** START Source data **

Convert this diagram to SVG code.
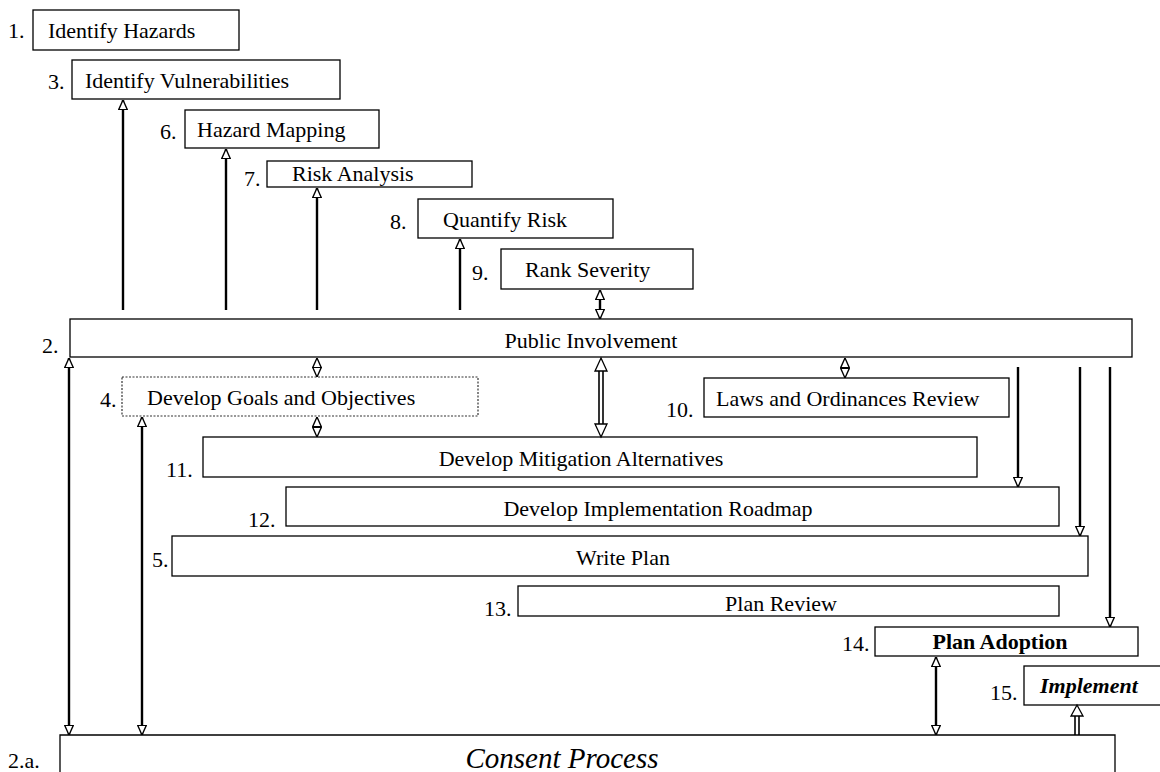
<svg xmlns="http://www.w3.org/2000/svg" width="1160" height="772" viewBox="0 0 1160 772">
<style>
.box{fill:#fff;stroke:#000;stroke-width:1.3}
.dot{fill:#fff;stroke:#333;stroke-width:1.2;stroke-dasharray:2 1.5}
text{font-family:"Liberation Serif","Times New Roman",serif;font-size:22px;fill:#000}
.c{text-anchor:middle}
.big{font-size:29px;font-style:italic}
.con{stroke:#000;stroke-width:2.4;fill:none}
.thin{stroke:#000;stroke-width:1.6;fill:none}
.head{fill:#fff;stroke:#000;stroke-width:1.3}
</style>
<defs>
<marker id="ah" viewBox="0 0 10 10" refX="10" refY="5" markerWidth="4" markerHeight="4" orient="auto-start-reverse" markerUnits="strokeWidth">
<path d="M0,0.5 L10,5 L0,9.5 z" fill="#fff" stroke="#000" stroke-width="1.4"/>
</marker>
<marker id="ahs" viewBox="0 0 10 10" refX="10" refY="5" markerWidth="6" markerHeight="6" orient="auto-start-reverse" markerUnits="strokeWidth">
<path d="M0,0.5 L10,5 L0,9.5 z" fill="#fff" stroke="#000" stroke-width="1.4"/>
</marker>
</defs>

<g id="n1"><text x="8" y="38">1.</text><rect class="box" x="33" y="10" width="206" height="40"/><text x="48" y="38">Identify Hazards</text></g>
<g id="n3"><text x="48" y="89">3.</text><rect class="box" x="72" y="60" width="268" height="39"/><text x="85" y="88">Identify Vulnerabilities</text></g>
<g id="n6"><text x="160" y="139">6.</text><rect class="box" x="185" y="110" width="194" height="38"/><text x="197" y="137">Hazard Mapping</text></g>
<g id="n7"><text x="244" y="186">7.</text><rect class="box" x="267" y="161" width="205" height="26"/><text x="292" y="181">Risk Analysis</text></g>
<g id="n8"><text x="390" y="229">8.</text><rect class="box" x="418" y="199" width="195" height="39"/><text x="443" y="227">Quantify Risk</text></g>
<g id="n9"><text x="472" y="280">9.</text><rect class="box" x="501" y="249" width="192" height="40"/><text x="525" y="277">Rank Severity</text></g>
<g id="n2"><text x="42" y="353">2.</text><rect class="box" x="70" y="319" width="1062" height="38"/><text class="c" x="591" y="348">Public Involvement</text></g>
<g id="n4"><text x="100" y="407">4.</text><rect class="dot" x="122" y="377" width="356" height="39"/><text x="147" y="405">Develop Goals and Objectives</text></g>
<g id="n10"><text x="666" y="417">10.</text><rect class="box" x="704" y="378" width="305" height="39"/><text x="716" y="406">Laws and Ordinances Review</text></g>
<g id="n11"><text x="166" y="477">11.</text><rect class="box" x="203" y="437" width="774" height="40"/><text class="c" x="581" y="466">Develop Mitigation Alternatives</text></g>
<g id="n12"><text x="248" y="527">12.</text><rect class="box" x="286" y="487" width="773" height="39"/><text class="c" x="658" y="516">Develop Implementation Roadmap</text></g>
<g id="n5"><text x="152" y="567">5.</text><rect class="box" x="172" y="536" width="916" height="40"/><text class="c" x="623" y="565">Write Plan</text></g>
<g id="n13"><text x="484" y="616">13.</text><rect class="box" x="518" y="586" width="541" height="30"/><text class="c" x="781" y="611">Plan Review</text></g>
<g id="n14"><text x="842" y="651">14.</text><rect class="box" x="875" y="627" width="263" height="29"/><text class="c" x="1000" y="649" font-weight="bold">Plan Adoption</text></g>
<g id="n15"><text x="990" y="700">15.</text><rect class="box" x="1024" y="666" width="146" height="39"/><text x="1040" y="693" font-weight="bold" font-style="italic">Implement</text></g>
<g id="n2a"><text x="8" y="768">2.a.</text><path class="box" d="M60,780 V735 H1115 V780"/><text class="c big" x="562" y="768">Consent Process</text></g>

<g id="connectors">
<line class="con" x1="123" y1="310" x2="123" y2="100" marker-end="url(#ah)"/>
<line class="con" x1="226" y1="310" x2="226" y2="149" marker-end="url(#ah)"/>
<line class="con" x1="317" y1="310" x2="317" y2="188" marker-end="url(#ah)"/>
<line class="con" x1="460" y1="310" x2="460" y2="239" marker-end="url(#ah)"/>
<line class="con" x1="600" y1="290" x2="600" y2="319" marker-start="url(#ah)" marker-end="url(#ah)"/>
<line class="thin" x1="317" y1="358" x2="317" y2="377" marker-start="url(#ahs)" marker-end="url(#ahs)"/>
<line class="thin" x1="317" y1="417" x2="317" y2="437" marker-start="url(#ahs)" marker-end="url(#ahs)"/>
<line class="thin" x1="845" y1="358" x2="845" y2="378" marker-start="url(#ahs)" marker-end="url(#ahs)"/>
<g>
<line class="thin" x1="599" y1="370" x2="599" y2="424" stroke-width="1.2"/>
<line class="thin" x1="603" y1="370" x2="603" y2="424" stroke-width="1.2"/>
<path class="head" d="M601,358 L607,371 L595,371 z"/>
<path class="head" d="M601,437 L607,424 L595,424 z"/>
</g>
<line class="con" x1="1018" y1="367" x2="1018" y2="487" stroke-width="1.8" marker-end="url(#ah)"/>
<line class="con" x1="1080" y1="367" x2="1080" y2="536" stroke-width="1.8" marker-end="url(#ah)"/>
<line class="con" x1="1110" y1="367" x2="1110" y2="627" stroke-width="1.8" marker-end="url(#ah)"/>
<line class="con" x1="69" y1="358" x2="69" y2="735" marker-start="url(#ah)" marker-end="url(#ah)"/>
<line class="con" x1="142" y1="417" x2="142" y2="735" marker-start="url(#ah)" marker-end="url(#ah)"/>
<line class="con" x1="936" y1="657" x2="936" y2="735" marker-start="url(#ah)" marker-end="url(#ah)"/>
<g>
<line class="thin" x1="1075" y1="716" x2="1075" y2="735" stroke-width="1.2"/>
<line class="thin" x1="1079" y1="716" x2="1079" y2="735" stroke-width="1.2"/>
<path class="head" d="M1077,705 L1083,716 L1071,716 z"/>
</g>
</g>
</svg>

** END Source data **

- **What the task asks**: All the lines above are to be given again exactly as they read, with the pictures removed.

- **Finished answer**:
Convert this diagram to SVG code.
<svg xmlns="http://www.w3.org/2000/svg" width="1160" height="772" viewBox="0 0 1160 772">
<style>
.box{fill:#fff;stroke:#000;stroke-width:1.3}
.dot{fill:#fff;stroke:#333;stroke-width:1.2;stroke-dasharray:2 1.5}
text{font-family:"Liberation Serif","Times New Roman",serif;font-size:22px;fill:#000}
.c{text-anchor:middle}
.big{font-size:29px;font-style:italic}
.con{stroke:#000;stroke-width:2.4;fill:none}
.thin{stroke:#000;stroke-width:1.6;fill:none}
.head{fill:#fff;stroke:#000;stroke-width:1.3}
</style>
<defs>
<marker id="ah" viewBox="0 0 10 10" refX="10" refY="5" markerWidth="4" markerHeight="4" orient="auto-start-reverse" markerUnits="strokeWidth">
<path d="M0,0.5 L10,5 L0,9.5 z" fill="#fff" stroke="#000" stroke-width="1.4"/>
</marker>
<marker id="ahs" viewBox="0 0 10 10" refX="10" refY="5" markerWidth="6" markerHeight="6" orient="auto-start-reverse" markerUnits="strokeWidth">
<path d="M0,0.5 L10,5 L0,9.5 z" fill="#fff" stroke="#000" stroke-width="1.4"/>
</marker>
</defs>

<g id="n1"><text x="8" y="38">1.</text><rect class="box" x="33" y="10" width="206" height="40"/><text x="48" y="38">Identify Hazards</text></g>
<g id="n3"><text x="48" y="89">3.</text><rect class="box" x="72" y="60" width="268" height="39"/><text x="85" y="88">Identify Vulnerabilities</text></g>
<g id="n6"><text x="160" y="139">6.</text><rect class="box" x="185" y="110" width="194" height="38"/><text x="197" y="137">Hazard Mapping</text></g>
<g id="n7"><text x="244" y="186">7.</text><rect class="box" x="267" y="161" width="205" height="26"/><text x="292" y="181">Risk Analysis</text></g>
<g id="n8"><text x="390" y="229">8.</text><rect class="box" x="418" y="199" width="195" height="39"/><text x="443" y="227">Quantify Risk</text></g>
<g id="n9"><text x="472" y="280">9.</text><rect class="box" x="501" y="249" width="192" height="40"/><text x="525" y="277">Rank Severity</text></g>
<g id="n2"><text x="42" y="353">2.</text><rect class="box" x="70" y="319" width="1062" height="38"/><text class="c" x="591" y="348">Public Involvement</text></g>
<g id="n4"><text x="100" y="407">4.</text><rect class="dot" x="122" y="377" width="356" height="39"/><text x="147" y="405">Develop Goals and Objectives</text></g>
<g id="n10"><text x="666" y="417">10.</text><rect class="box" x="704" y="378" width="305" height="39"/><text x="716" y="406">Laws and Ordinances Review</text></g>
<g id="n11"><text x="166" y="477">11.</text><rect class="box" x="203" y="437" width="774" height="40"/><text class="c" x="581" y="466">Develop Mitigation Alternatives</text></g>
<g id="n12"><text x="248" y="527">12.</text><rect class="box" x="286" y="487" width="773" height="39"/><text class="c" x="658" y="516">Develop Implementation Roadmap</text></g>
<g id="n5"><text x="152" y="567">5.</text><rect class="box" x="172" y="536" width="916" height="40"/><text class="c" x="623" y="565">Write Plan</text></g>
<g id="n13"><text x="484" y="616">13.</text><rect class="box" x="518" y="586" width="541" height="30"/><text class="c" x="781" y="611">Plan Review</text></g>
<g id="n14"><text x="842" y="651">14.</text><rect class="box" x="875" y="627" width="263" height="29"/><text class="c" x="1000" y="649" font-weight="bold">Plan Adoption</text></g>
<g id="n15"><text x="990" y="700">15.</text><rect class="box" x="1024" y="666" width="146" height="39"/><text x="1040" y="693" font-weight="bold" font-style="italic">Implement</text></g>
<g id="n2a"><text x="8" y="768">2.a.</text><path class="box" d="M60,780 V735 H1115 V780"/><text class="c big" x="562" y="768">Consent Process</text></g>

<g id="connectors">
<line class="con" x1="123" y1="310" x2="123" y2="100" marker-end="url(#ah)"/>
<line class="con" x1="226" y1="310" x2="226" y2="149" marker-end="url(#ah)"/>
<line class="con" x1="317" y1="310" x2="317" y2="188" marker-end="url(#ah)"/>
<line class="con" x1="460" y1="310" x2="460" y2="239" marker-end="url(#ah)"/>
<line class="con" x1="600" y1="290" x2="600" y2="319" marker-start="url(#ah)" marker-end="url(#ah)"/>
<line class="thin" x1="317" y1="358" x2="317" y2="377" marker-start="url(#ahs)" marker-end="url(#ahs)"/>
<line class="thin" x1="317" y1="417" x2="317" y2="437" marker-start="url(#ahs)" marker-end="url(#ahs)"/>
<line class="thin" x1="845" y1="358" x2="845" y2="378" marker-start="url(#ahs)" marker-end="url(#ahs)"/>
<g>
<line class="thin" x1="599" y1="370" x2="599" y2="424" stroke-width="1.2"/>
<line class="thin" x1="603" y1="370" x2="603" y2="424" stroke-width="1.2"/>
<path class="head" d="M601,358 L607,371 L595,371 z"/>
<path class="head" d="M601,437 L607,424 L595,424 z"/>
</g>
<line class="con" x1="1018" y1="367" x2="1018" y2="487" stroke-width="1.8" marker-end="url(#ah)"/>
<line class="con" x1="1080" y1="367" x2="1080" y2="536" stroke-width="1.8" marker-end="url(#ah)"/>
<line class="con" x1="1110" y1="367" x2="1110" y2="627" stroke-width="1.8" marker-end="url(#ah)"/>
<line class="con" x1="69" y1="358" x2="69" y2="735" marker-start="url(#ah)" marker-end="url(#ah)"/>
<line class="con" x1="142" y1="417" x2="142" y2="735" marker-start="url(#ah)" marker-end="url(#ah)"/>
<line class="con" x1="936" y1="657" x2="936" y2="735" marker-start="url(#ah)" marker-end="url(#ah)"/>
<g>
<line class="thin" x1="1075" y1="716" x2="1075" y2="735" stroke-width="1.2"/>
<line class="thin" x1="1079" y1="716" x2="1079" y2="735" stroke-width="1.2"/>
<path class="head" d="M1077,705 L1083,716 L1071,716 z"/>
</g>
</g>
</svg>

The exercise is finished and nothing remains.